Companies share responsibility with their government partners, suppliers, and downstream customers to protect the environment and human rights, including rights to health, living wages, and worker representation. These considerations should be integrated in companies’ core business models and reported on as such.
The financialization of commodities contributes to the decoupling of commodity prices from demand and supply dynamics, further distorting price dynamics and market signals. In this regard, accountants, traders, investors, and regulators each have an important role in ensuring that commodity prices reflect their unabated social and environmental costs.
The SDGs provide an instrumental guide and a practical tool for this Decade of Action. Rather than showing how existing activities map to specific goals, companies should seek to understand the transformations required to achieve them. In line with the so-called ‘sustainable development license to operate,’ they should orient all business operations and activities toward achievement of the SDGs. At a practical level, the SDGs can create a common platform for companies, investors, governments, regional banks, development partners to collect and assess development needs, coordinate interventions, monitor impacts, facilitate stakeholder engagement and participation in decision-making, and adapt programs as necessary.

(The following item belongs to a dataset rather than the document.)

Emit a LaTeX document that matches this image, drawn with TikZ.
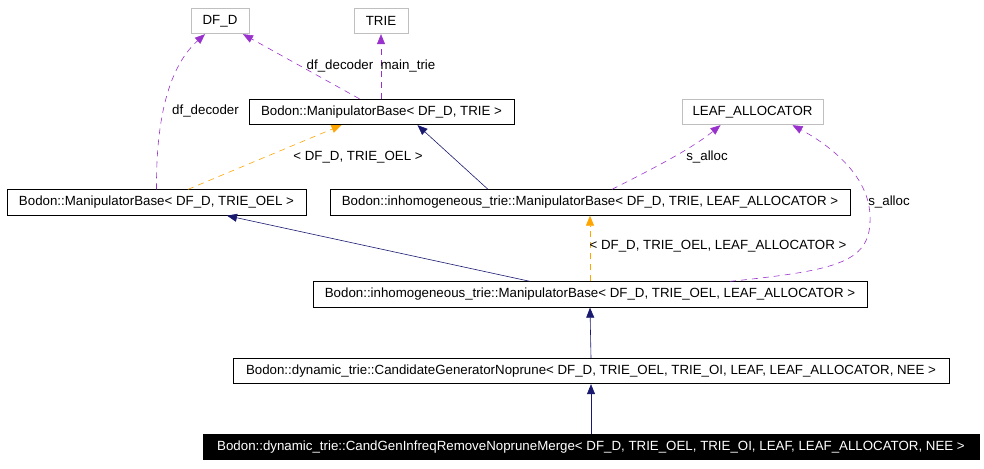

To realize the potential contribution of the mining sector to achieving the SDGs, appropriate governance mechanisms also need to be put in place. National governments as well as regional and continental organizations should localize the SDGs through ‘green new deals.’ These are law and policy frameworks that outline, for specific national and regional contexts, how to define, encourage, and regulate climate and SDG-aligned investments from public and private sources. They should lay out guidance and rules on how the mining sector will work, not in isolation, but alongside other key parts of the economy, to achieve the vision of a climate-neutral, inclusive, sustainable future.